Murphy continued to speak out on the matter and in 1982 the IACP
leadership censured him “for his ongoing criticism of traditional police
practices,” Epp writes. “The issue was widely covered in terms
unfavorable to the IACP. The New York Times gave front-page coverage to
the story on July 8, 1982.” About 150 similar stories, “all unfavorable
to the IACP, appeared in other newspaper and magazines.” Several
large-city police chiefs opposed the IACP’s censure of Murphy and the
executive directors of the
National League of Cities, the
International City Management Association, and the
United States Conference of Mayors issued a letter criticizing the action.
[14]
In 1985, the Supreme Court in
Tennessee v. Garner
decreed that it was reasonable “for the police to use deadly force to
defend life or to apprehend armed and dangerous felony suspects, but
shooting nonviolent fleeing property crime suspects was a form of
unreasonable seizure that violated the Fourth Amendment and that
therefore must be forbidden.”
[15] This was in line with the shooting policy Murphy introduced to NYPD in 1972.

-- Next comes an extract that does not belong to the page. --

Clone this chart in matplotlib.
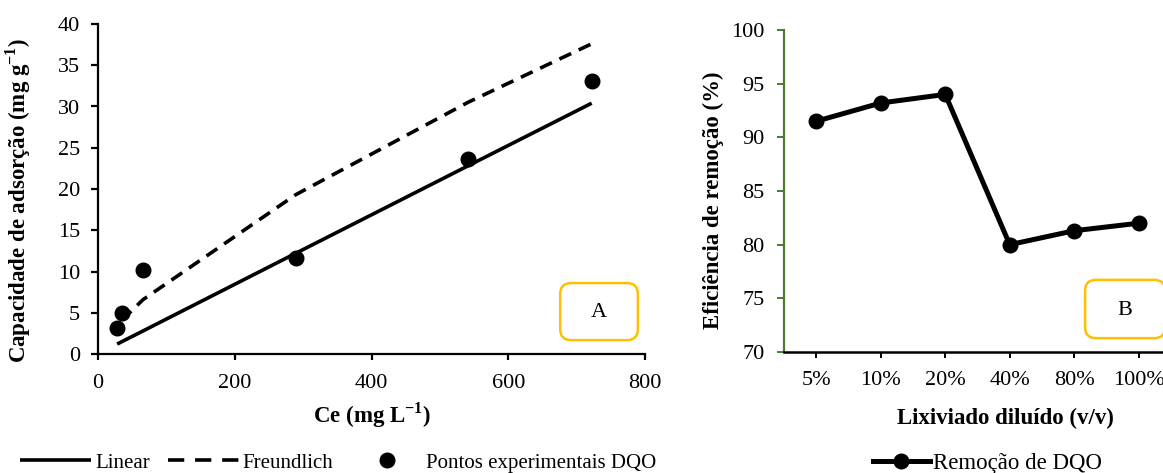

Murphy retired from the foundation in 1985. He taught at
John Jay College of Criminal Justice from 1985–87 and was director of the police policy board of the United States Conference of Mayors from 1985-98.
Death and legacy
With his wife, Murphy had eight children, 21 grandchildren, and 17
great grandchildren at the time of his death. He died in 2011 at North
Carolina of complications from a heart attack.
[16] He was 91.
The Patrick V. Murphy Papers are housed in the Special Collections of the Lloyd Sealy Library,
John Jay College of Criminal Justice.